A Decade Of Making Comics - Part V
And you’d think I would have learnt something…here I talk about the true path my second half of the decade laid out for me.
“I been in the game for ten years making rap tunes comics!”
Last time, I wrote about my big break at Dark Horse leading to success, but also some pretty decent failure.
I needed to figure out my place after BEAUTIFUL CANVAS dropped. We got good reviews, I loved telling the story, but I had no idea what would come next, or what should come next.
I think I was still in the mindset that everything had to be bigger, better, stronger, further. But it didn’t seem to be going that way.
I loved working with Black Mask and they were happy to hear more pitches from me. On the back of success, I built the roadwork for ETERNAL with Eric Zawadzki and EVERFROST, wherein I’d tricked Sami Kivela into working with me yet again.
This was in 2017. Life seemed pretty fresh. My comic writing hobby had seemed to grow in many positive ways - comics had come out, the publishers I could work with had expanded, I was getting a bit more money, reviews were strong, I was having fun, and I had prospects on the horizon. NEGATIVE SPACE won two Aussie awards, I was liaising with DC, and I got nominated for Teacher of the Year 2 years in a row, with the second time rating as a top 3 finalist. And I went back to Seattle for ECCC and had a blast selling comics, meeting up with old friends, seeing new ones, and solidifying a few industry relationships with editors and people I really respected.

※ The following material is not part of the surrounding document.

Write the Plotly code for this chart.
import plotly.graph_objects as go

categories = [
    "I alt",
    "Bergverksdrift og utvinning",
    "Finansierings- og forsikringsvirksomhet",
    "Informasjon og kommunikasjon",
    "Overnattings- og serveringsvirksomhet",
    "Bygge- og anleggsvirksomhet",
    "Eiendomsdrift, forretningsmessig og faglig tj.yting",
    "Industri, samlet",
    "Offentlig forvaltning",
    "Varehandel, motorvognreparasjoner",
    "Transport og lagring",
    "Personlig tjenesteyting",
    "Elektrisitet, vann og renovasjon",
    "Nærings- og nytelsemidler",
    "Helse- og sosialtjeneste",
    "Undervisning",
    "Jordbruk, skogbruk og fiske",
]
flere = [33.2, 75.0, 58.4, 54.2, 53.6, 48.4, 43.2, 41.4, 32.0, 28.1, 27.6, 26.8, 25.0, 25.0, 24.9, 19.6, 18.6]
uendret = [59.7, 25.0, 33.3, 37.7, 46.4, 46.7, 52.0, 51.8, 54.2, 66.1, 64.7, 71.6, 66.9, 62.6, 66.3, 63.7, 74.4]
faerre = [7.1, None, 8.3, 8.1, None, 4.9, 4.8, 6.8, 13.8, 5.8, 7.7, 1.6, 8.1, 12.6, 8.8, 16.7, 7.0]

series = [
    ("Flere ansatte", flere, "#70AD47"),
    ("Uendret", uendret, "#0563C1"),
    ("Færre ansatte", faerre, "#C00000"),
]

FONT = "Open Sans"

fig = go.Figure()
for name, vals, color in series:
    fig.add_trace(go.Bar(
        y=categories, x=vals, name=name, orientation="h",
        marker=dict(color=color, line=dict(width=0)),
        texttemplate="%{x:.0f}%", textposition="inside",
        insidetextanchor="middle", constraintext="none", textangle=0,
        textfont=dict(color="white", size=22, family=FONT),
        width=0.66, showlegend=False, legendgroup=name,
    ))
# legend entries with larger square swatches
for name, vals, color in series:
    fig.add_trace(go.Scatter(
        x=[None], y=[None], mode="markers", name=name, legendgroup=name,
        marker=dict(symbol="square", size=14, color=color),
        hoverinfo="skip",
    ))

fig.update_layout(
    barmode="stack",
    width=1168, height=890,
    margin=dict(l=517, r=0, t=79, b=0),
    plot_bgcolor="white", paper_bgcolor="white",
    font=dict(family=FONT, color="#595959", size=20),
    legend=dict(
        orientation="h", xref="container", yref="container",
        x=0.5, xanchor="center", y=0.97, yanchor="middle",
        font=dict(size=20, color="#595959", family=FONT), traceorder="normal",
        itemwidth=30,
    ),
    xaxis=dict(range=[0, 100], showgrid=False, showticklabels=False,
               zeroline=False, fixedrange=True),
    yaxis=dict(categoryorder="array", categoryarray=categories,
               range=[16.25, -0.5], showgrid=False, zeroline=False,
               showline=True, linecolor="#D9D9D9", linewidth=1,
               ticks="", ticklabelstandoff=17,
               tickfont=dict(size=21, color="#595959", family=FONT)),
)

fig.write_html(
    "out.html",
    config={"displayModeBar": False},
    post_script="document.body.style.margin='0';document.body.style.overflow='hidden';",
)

But then things just didn’t keep escalating. So my brain read that as complete implosion. I’d peaked, and it was all downhill. I don’t think I clocked it at the very moment, but I did in reflection a few years later. From this point, I really started sweating it all.
ETERNAL took about a year to come out after this. It was definitely worth the wait, Eric’s art in that book with Dee Cunniffe’s colours are a triumph. A genuinely stunning and stellar piece of work. But while I waited, it felt like nothing else was happening.
I’d written all of EVERFROST, but Sami being the titan he is also got some offers for some great books and collaborations so while he did ABBOTT with Saladin Ahmed and MACHINE GUN WIZARDS with Christian Ward, we waited. Now, I’d wait a lifetime just to work with Sami, and I definitely understood that all work would only assist our book’s profile, too. Plus, whenever there was the slightest pause, Sami would blast through another page or some designs, or something. Sami is the very image of what you think a delightful and hard working collaborator could be.
So I waited, and was excited for both books to eventually land.
During that time, I was pitching and pitching but nothing was landing. So I took to Kickstarter over the years to keep myself in the joyland of making comics. I successfully funded 4 one-shot comics throughout 2016-2019 and I find those campaigns a huge business endeavour, but always a joy. Two were all ages one-shots: INK ISLAND with Aussie legend Craig Bryun, and EIR with Alfie Gallagher, and both books are so much fun, full of beauty and meaning, and they continue to sell well at cons to today.
I got to collaborate with Alex Cormack on STAIN THE SEAS SCARLET, a dark sci fi tale of colonisation and anger. I really think we did something special with this one, and I continually hope to work with Alex again.
Then I put together SKYSCRAPER with another Aussie phenom, Mitchell Collins. We made this weird history of a building one-shot newspaper sized so we could really open up Mitch’s art. I’d always wanted to do a comic at this scope, and while it took me ages to line up the right printer to get the paper and print quality we want, it was worth it in the end. This thing is exactly what I wanted to make.
Thankfully Kickstarter paid us all, and covered printing, but the printing options meant I could go one of two ways [Note: all numbers made up to prove a point, but the point is definitely in these made up numbers]. We could print 300 copies for $4000 or 3000 for $4000. I did what anyone would do and now I have a garage wall full of boxes of a comic that’s all paid for, but I need to slowly move through conventions, and such. No ragrets.
While I did all of this hustle - and Kickstarter is a hell of a hustle just to keep your mental insanity and love of making comics afloat - ETERNAL came out. The reviews were glorious. Probably best in show for me, and the book hit #51 on the international graphic novel sales chart.
This OGN - with glorious paper stock and a spine and a $7.99 price point - felt like the point where I was going to level up my game. I thought that meant fortune and endless opportunities and some kind of Altered Beast level up moment.
Instead, I’d spend the next 3 years feeling in limbo and having to completely reprioritise my efforts, my expectations, and my output.